Changes to criminal justice process will deliver objective and reliable evidence
Proposed changes to criminal justice process, especially video statements, welcomed by law professor, lawyers and Aware
The proposed changes to improve the criminal justice process have been embraced by law academics, lawyers and advocacy groups, in particular video interviews of suspects and witnesses, and the protection of vulnerable victims.
Calling the proposed introduction of video-recorded statements a "positive development", National University of Singapore law professor Kumaralingam Amirthalingam said: "It will go some way to protecting accused persons from giving statements under potential threat, inducement or pressure; and also protects investigation officers from being accused of putting improper pressure.
"The video recordings should also help judges evaluate the evidence better, as they will be able to see the reactions of the parties and the context of the elicited testimony."
Mr Sui Yi Siong, an associate lawyer, said the videos will provide objective evidence of what accused persons, suspects or witnesses had said.
"It is always good to have objective evidence because it is easier to verify any kind of allegations, for instance whether they were threatened or not," he added.
Prof Kumaralingam added: "These proposed amendments are significant as they affect the rights and liberties of individuals, while safeguarding law and order.
"The public consultation process will be vital to help strike the right balance."
Lawyers and advocacy groups also told The Straits Times that protecting vulnerable victims can encourage more to come forward and minimise further damage to them.
Further, taping a victim's interview provides a more reliable method of documentation than written notes.
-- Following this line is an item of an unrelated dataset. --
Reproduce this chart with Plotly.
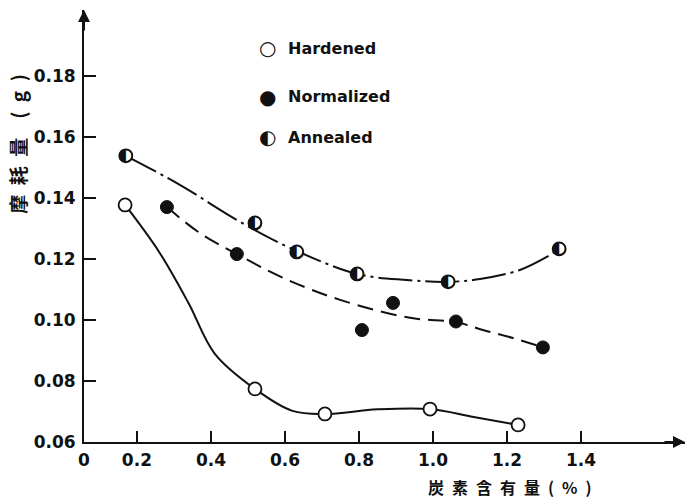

In other words, it provides the 'best record' of the interview.Ms Corinna Lim, executive director of the Association of Women for Action and Research
Criminal lawyer Hamidul Haq said the automatic issuing of gag orders and in-camera hearing will give victims greater confidence in reporting a crime.
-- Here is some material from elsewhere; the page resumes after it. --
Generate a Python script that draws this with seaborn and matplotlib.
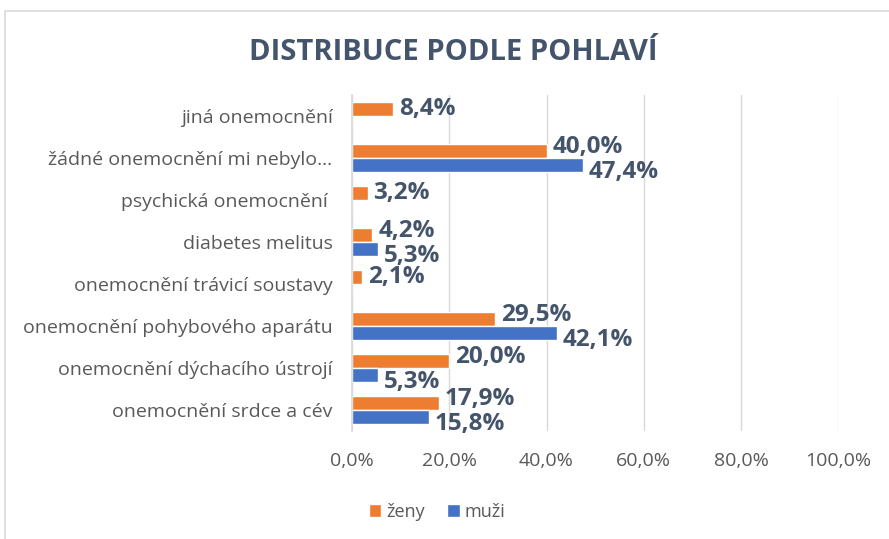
import pandas as pd
import matplotlib.pyplot as plt
import seaborn as sns
from matplotlib.patches import Rectangle

# ----------------------
# Data
# ----------------------
categories = [
    "jiná onemocnění",
    "žádné onemocnění mi nebylo...",
    "psychická onemocnění ",
    "diabetes melitus",
    "onemocnění trávicí soustavy",
    "onemocnění pohybového aparátu",
    "onemocnění dýchacího ústrojí",
    "onemocnění srdce a cév",
]
zeny = [8.4, 40.0, 3.2, 4.2, 2.1, 29.5, 20.0, 17.9]
muzi = [0.0, 47.4, 0.0, 5.3, 0.0, 42.1, 5.3, 15.8]
series = ["ženy", "muži"]
x_ticks = [0, 20, 40, 60, 80, 100]

colors = {"ženy": "#ED7D31", "muži": "#4472C4"}
title_color = "#44546A"
text_color = "#595959"
font = ["Open Sans", "DejaVu Sans"]

df = pd.DataFrame({
    "kategorie": categories * 2,
    "pohlaví": ["ženy"] * len(categories) + ["muži"] * len(categories),
    "hodnota": zeny + muzi,
})

sns.set_theme(style="white")
plt.rcParams["font.family"] = font

fig = plt.figure(figsize=(8.89, 5.39), dpi=100)
ax = fig.add_axes([0.396, 0.200, 0.547, 0.624])

sns.barplot(data=df, y="kategorie", x="hodnota", hue="pohlaví",
            hue_order=series, order=categories, palette=colors,
            saturation=1, orient="h", width=0.66, ax=ax, legend=True)

ax.set_xlim(0, 100)
ax.set_xticks(x_ticks)
ax.set_xticklabels([f"{t:.1f}%".replace(".", ",") for t in x_ticks])
ax.set_xlabel("")
ax.set_ylabel("")
ax.grid(axis="x", color="#D9D9D9", linewidth=1)
ax.set_axisbelow(True)
for side in ["top", "right", "bottom"]:
    ax.spines[side].set_visible(False)
ax.spines["left"].set_color("#D9D9D9")
ax.tick_params(axis="x", length=0, pad=15, labelsize=14, labelcolor=text_color)
ax.tick_params(axis="y", length=0, pad=14, labelsize=14, labelcolor=text_color)

# data labels (hidden for zero values), nudged apart when both bars exist
for i, cat in enumerate(categories):
    both = zeny[i] > 0 and muzi[i] > 0
    for j, vals in enumerate([zeny, muzi]):
        v = vals[i]
        if v <= 0:
            continue
        if both:
            y = i + (-0.27 if j == 0 else 0.33)
        else:
            y = i - 0.165
        ax.text(v + 1.2, y, f"{v:.1f}%".replace(".", ","), va="center", ha="left",
                fontsize=17.5, fontweight="bold", color=title_color)

ax.legend(loc="upper center", bbox_to_anchor=(0.175, -0.165), ncol=2, frameon=False,
          fontsize=13, labelcolor=text_color, handlelength=0.7, handleheight=0.7,
          handletextpad=0.3, columnspacing=1.2)

fig.text(0.51, 0.903, "DISTRIBUCE PODLE POHLAVÍ", ha="center", va="center",
         fontsize=21, fontweight="bold", color=title_color)

fig.patches.append(Rectangle((0.006, -0.01), 1.0, 0.99, transform=fig.transFigure,
                             fill=False, edgecolor="#D9D9D9", linewidth=1.2))

fig.savefig("out.png", dpi=100)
Currently, "gag orders need to be applied for in court and before this can be done, there may be a risk of the information going public", said Mr Haq, a partner at Rajah & Tann Singapore.
He added that social media, in particular, has made it easier to track a person down and may be a platform for "many nasty reactions", causing embarrassment to the victim.
Association of Women for Action and Research's (Aware) executive director Corinna Lim told ST that the recovery process for survivors of sexual assault can be adversely affected if they have to recount their experiences multiple times.
This can be minimised with video-recorded statements.
Said Ms Lim: "Further, taping a victim's interview provides a more reliable method of documentation than written notes. In other words, it provides the 'best record' of the interview."
However, she said there is a chance that victims can get confused or block out parts of the incident while giving the video-recorded statement.
A possible option would be for judges to be trained to properly understand victims' behaviour and psychology before the scheme begins, she said.